A recommendation from realtor.com includes not walking through an open house the way you walk through a museum. Keep this in mind: It's not just home improvements that can cost money; maintenance costs dollars, too.

Here are some considerations to make you aware of the importance of home maintenance before you buy.

• Not only should you hire a home inspector, you should be present during the inspection. If the home inspector doesn’t like the idea, don’t hire that person. A good home inspection should include any concerns that you may see.

• Look beyond paint. According to Forbes.com, it's fairly inexpensive to fix cosmetic issues (a bit of paint or some wallpaper). But making changes to kitchens and baths can be expensive. People look at creaky cabinets, aging appliances and worn counters and tend to focus on the cost of new ones. They sometimes forget about the cost of labor, which can double or triple the cost. That doesn't mean you should give up on a house in need of a significant maintenance fix, but you should factor in those costs when determining whether you can afford to buy.

Your kids can help you possibly spot foundation issues, according to realtor.com. If they are with you while you’re looking at a home, have them roll a marble slowly from one side of the floor. If it doesn’t roll straight, this could be a sign of an uneven floor, and that could mean foundation problems. Other tipoffs: doors or windows that stick, and visible cracks above window frames.

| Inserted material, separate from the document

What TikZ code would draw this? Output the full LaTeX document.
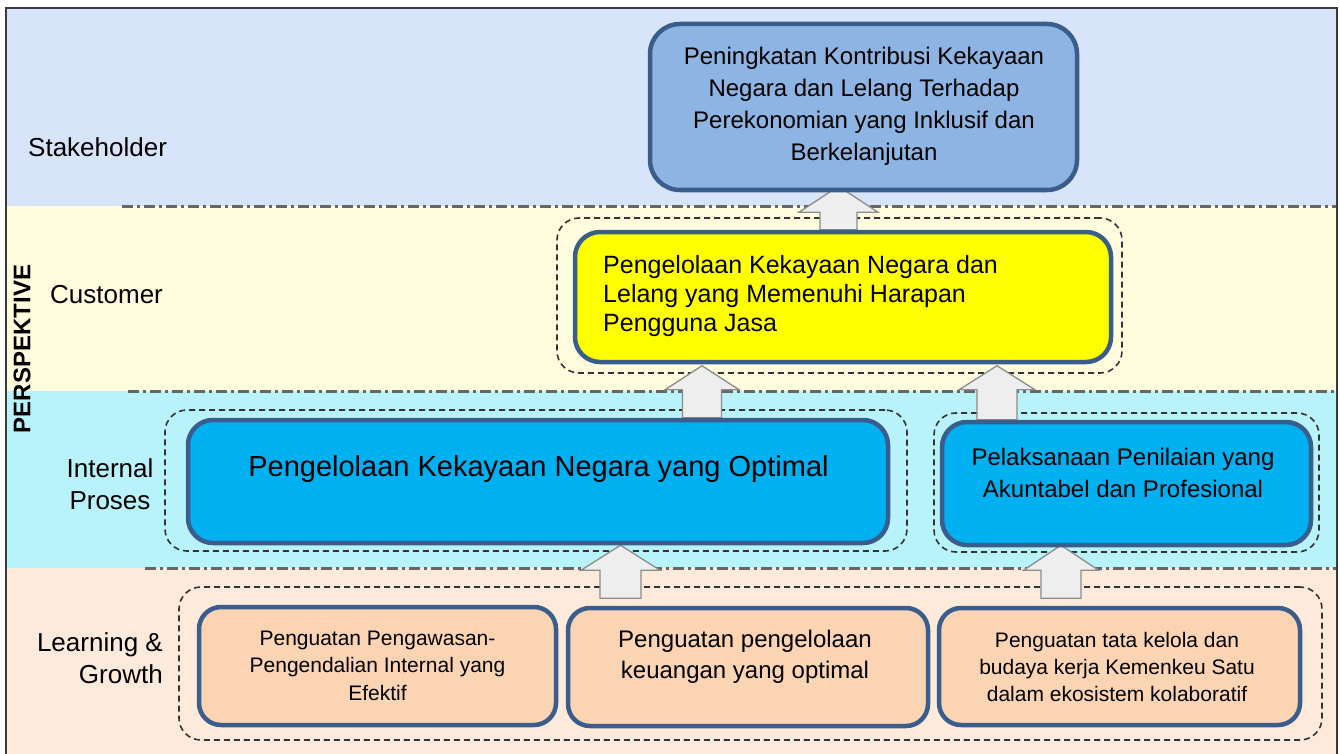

• Speaking of floors, inspect the tile in kitchens and bathrooms. If the gaps or tiles are slightly uneven, it may indicate a DIY job. It may seem minor, but you should think twice if you know this house was flipped. Lazy tiling could indicate that multiple fixes — not just this one in the kitchen or bathroom — might have been done on the fly. Big bucks in potential repair or maintenance costs could be looming.

• Little things could add up, so walk through a home and look for signs that the owner might have neglected routine home maintenance. Issues such as burned-out lightbulbs, long grass, leaky faucets, or faded paint may sound like needless details. They could be signs that indicate the seller may have ignored other ongoing home maintenance tasks (regularly flushing the hot-water heater, changing air filters) that can cause real problems down the road.

• Water damage and mold might be detected when you open bathroom and sink cabinets. Take a look around water pipes or drains. Even small black or gray spots, or rust, indicate that more serious issues may be lurking. You can also check the caulking around faucets and tubs for black spots, and look for patches on the ceiling. Smell for musty odors, too. You can’t check all of the plumbing, so look for condensation on windows or slightly bubbled or peeling paint around windows, doors or vents. This can indicate moisture in the walls and ceiling drywall.

• It's a good idea to ask questions about the nice extras you’re paying for in the price of the house. You’re going to keep paying for them. What’s the upkeep for swimming pools, fancy heating and cooling systems and “out buildings” (sheds, separate garages, storage huts, barns, pump houses, etc.)? Maintenance doesn’t stop behind closed doors.